Geometric relative entropies and barycentric Rényi divergences

We give systematic ways of defining monotone quantum relative entropies and (multi-variate) quantum R\'enyi divergences starting from a set of monotone quantum relative entropies. Despite its central importance in information theory, only two additive and monotone quantum extensions of the classical relative entropy have been known so far, the Umegaki and the Belavkin-Staszewski relative entropies.
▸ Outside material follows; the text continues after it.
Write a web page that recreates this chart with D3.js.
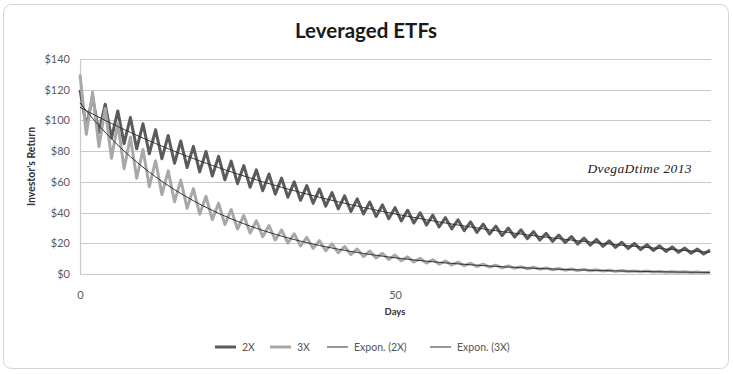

Here we give a general procedure to construct monotone and additive quantum relative entropies from a given one with the same properties; in particular, when starting from the Umegaki relative entropy, this gives a new one-parameter family of monotone and additive quantum relative entropies interpolating between the Umegaki and the Belavkin-Staszewski ones on full-rank states. In a different direction, we use a generalization of a classical variational formula to define multi-variate quantum R\'enyi quantities corresponding to any finite set of quantum relative entropies $(D^{q_x})_{x\in X}$ and signed probability measure $P$, as $$ Q_P^{b,q}((\rho_x)_{x\in X}):=\sup_{\tau\ge 0}\left\{\Tr\tau-\sum_xP(x)D^{q_x}(\tau\|\rho_x)\right\}. $$ We show that monotone quantum relative entropies define monotone R\'enyi quantities whenever $P$ is a probability measure. With the proper normalization, the negative logarithm of the above quantity gives a quantum extension of the classical R\'enyi $\alpha$-divergence in the 2-variable case ($X=\{0,1\}$, $P(0)=\alpha$). We show that if both $D^{q_0}$ and $D^{q_1}$ are monotone and additive quantum relative entropies, and at least one of them is strictly larger than the Umegaki relative entropy then the resulting barycentric R\'enyi divergences are strictly between the log-Euclidean and the maximal R\'enyi divergences, and hence they are different from any previously studied quantum R\'enyi divergence.